=== Aim ===
Copy out each line that mentions the word "this".

=== Provided data ===
'''

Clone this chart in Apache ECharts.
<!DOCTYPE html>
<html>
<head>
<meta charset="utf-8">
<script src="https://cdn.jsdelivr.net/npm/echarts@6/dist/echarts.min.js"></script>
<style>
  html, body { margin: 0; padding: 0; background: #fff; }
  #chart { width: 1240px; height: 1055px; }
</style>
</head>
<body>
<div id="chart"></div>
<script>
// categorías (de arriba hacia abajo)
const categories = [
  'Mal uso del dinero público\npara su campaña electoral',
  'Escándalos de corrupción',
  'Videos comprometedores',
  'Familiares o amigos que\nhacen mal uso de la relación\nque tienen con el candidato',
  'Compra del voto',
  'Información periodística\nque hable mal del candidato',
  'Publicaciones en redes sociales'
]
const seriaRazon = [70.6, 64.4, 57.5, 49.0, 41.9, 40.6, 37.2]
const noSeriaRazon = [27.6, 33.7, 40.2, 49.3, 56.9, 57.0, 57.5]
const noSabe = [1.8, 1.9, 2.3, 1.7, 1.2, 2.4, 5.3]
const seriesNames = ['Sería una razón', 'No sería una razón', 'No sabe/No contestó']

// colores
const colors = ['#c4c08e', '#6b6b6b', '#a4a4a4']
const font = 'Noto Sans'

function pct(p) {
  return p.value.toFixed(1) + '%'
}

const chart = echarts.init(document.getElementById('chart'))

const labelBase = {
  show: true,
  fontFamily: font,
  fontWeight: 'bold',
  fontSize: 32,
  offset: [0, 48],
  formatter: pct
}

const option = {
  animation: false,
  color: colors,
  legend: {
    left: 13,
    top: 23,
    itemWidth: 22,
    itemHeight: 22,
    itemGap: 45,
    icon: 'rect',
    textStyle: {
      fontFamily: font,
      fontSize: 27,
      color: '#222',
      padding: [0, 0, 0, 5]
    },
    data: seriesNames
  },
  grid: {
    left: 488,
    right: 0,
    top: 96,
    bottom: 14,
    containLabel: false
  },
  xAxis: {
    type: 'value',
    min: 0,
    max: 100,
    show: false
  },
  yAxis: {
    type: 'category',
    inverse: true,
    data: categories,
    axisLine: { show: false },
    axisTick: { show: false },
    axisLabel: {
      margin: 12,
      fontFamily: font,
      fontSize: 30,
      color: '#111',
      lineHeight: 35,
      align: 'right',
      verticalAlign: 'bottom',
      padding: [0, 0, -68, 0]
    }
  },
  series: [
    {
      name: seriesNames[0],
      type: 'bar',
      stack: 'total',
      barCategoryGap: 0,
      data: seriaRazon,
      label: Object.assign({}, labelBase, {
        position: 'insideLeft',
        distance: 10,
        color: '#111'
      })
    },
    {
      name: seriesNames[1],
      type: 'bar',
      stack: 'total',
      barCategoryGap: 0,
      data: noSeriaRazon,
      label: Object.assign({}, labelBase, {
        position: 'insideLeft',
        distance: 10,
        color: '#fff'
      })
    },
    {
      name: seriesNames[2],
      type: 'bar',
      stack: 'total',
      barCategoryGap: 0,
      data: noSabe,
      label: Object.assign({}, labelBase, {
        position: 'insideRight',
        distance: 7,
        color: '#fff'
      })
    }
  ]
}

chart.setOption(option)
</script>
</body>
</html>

'''
'''

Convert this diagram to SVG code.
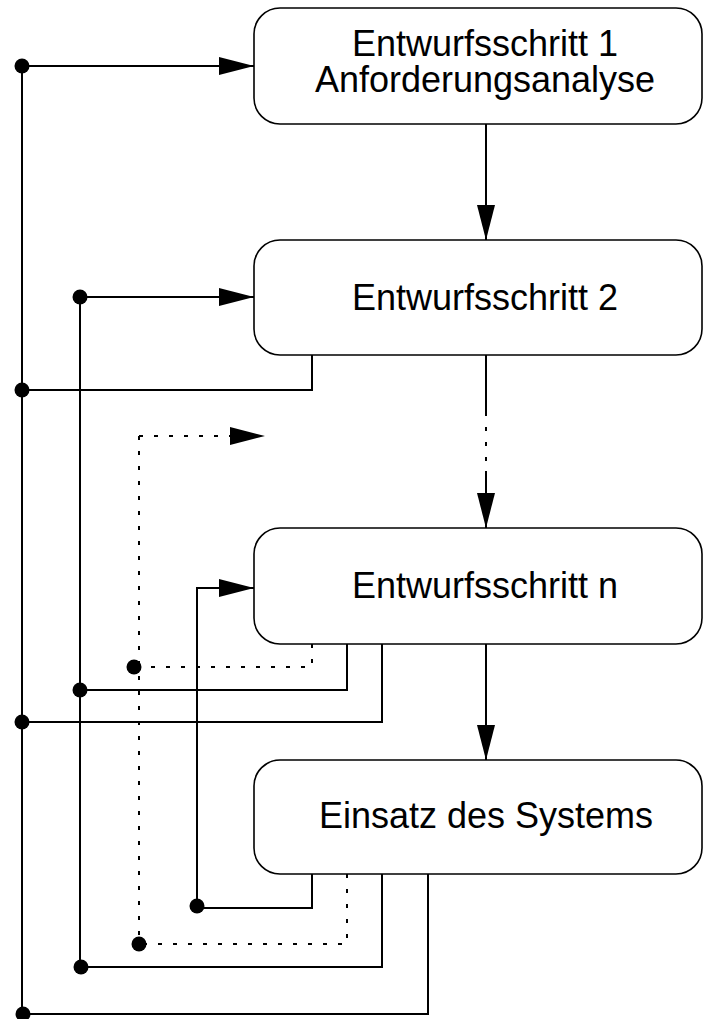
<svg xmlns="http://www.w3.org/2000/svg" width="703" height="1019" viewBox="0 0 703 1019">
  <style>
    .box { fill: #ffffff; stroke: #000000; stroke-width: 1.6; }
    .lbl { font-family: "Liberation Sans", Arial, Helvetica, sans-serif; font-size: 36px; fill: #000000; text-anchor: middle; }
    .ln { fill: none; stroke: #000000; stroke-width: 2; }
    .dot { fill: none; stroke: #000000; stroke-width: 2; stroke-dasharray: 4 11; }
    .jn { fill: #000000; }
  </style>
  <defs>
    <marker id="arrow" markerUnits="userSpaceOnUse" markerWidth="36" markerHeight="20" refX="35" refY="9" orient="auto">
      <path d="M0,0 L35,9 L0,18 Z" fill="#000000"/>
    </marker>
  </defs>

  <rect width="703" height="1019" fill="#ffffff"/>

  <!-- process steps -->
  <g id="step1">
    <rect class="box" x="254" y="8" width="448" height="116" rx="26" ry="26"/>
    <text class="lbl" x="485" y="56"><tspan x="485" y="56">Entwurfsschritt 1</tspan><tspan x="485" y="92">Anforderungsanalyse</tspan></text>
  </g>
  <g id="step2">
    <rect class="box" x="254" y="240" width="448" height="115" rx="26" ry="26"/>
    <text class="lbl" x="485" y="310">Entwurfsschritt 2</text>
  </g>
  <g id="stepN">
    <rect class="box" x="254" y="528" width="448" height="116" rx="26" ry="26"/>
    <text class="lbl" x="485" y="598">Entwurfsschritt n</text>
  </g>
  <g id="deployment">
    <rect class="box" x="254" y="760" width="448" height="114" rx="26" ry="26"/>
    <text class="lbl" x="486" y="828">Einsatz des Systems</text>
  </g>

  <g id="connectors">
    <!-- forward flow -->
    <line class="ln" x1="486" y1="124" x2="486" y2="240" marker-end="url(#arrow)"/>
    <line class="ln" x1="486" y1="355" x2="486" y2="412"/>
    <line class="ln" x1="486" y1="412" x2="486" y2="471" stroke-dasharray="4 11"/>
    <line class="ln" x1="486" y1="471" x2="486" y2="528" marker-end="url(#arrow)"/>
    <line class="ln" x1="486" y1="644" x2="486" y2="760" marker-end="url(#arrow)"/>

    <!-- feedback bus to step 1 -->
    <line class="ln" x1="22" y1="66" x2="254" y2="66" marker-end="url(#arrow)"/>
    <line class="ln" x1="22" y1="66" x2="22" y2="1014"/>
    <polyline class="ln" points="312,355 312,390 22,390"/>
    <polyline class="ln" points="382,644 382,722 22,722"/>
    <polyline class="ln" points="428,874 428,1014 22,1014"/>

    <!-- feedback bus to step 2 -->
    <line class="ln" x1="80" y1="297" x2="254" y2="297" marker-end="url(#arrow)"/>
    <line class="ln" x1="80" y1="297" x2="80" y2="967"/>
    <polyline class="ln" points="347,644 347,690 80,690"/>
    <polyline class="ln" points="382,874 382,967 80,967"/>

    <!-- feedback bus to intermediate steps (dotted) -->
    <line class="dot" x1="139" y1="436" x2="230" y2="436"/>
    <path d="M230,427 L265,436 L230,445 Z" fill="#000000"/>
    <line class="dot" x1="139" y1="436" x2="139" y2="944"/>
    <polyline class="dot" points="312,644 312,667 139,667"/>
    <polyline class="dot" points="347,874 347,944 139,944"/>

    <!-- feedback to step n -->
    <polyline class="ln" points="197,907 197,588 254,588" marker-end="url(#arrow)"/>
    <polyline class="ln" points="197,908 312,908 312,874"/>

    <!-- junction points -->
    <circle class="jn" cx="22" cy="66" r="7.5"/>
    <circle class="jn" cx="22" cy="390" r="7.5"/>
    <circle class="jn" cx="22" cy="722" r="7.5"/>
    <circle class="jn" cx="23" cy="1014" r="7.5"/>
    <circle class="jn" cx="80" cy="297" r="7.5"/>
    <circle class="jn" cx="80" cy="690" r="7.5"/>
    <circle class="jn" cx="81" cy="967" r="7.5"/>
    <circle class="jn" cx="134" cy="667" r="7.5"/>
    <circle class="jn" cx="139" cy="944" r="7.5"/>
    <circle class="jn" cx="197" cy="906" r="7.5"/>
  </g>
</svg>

'''

=== Reply ===
Clone this chart in Apache ECharts.
Convert this diagram to SVG code.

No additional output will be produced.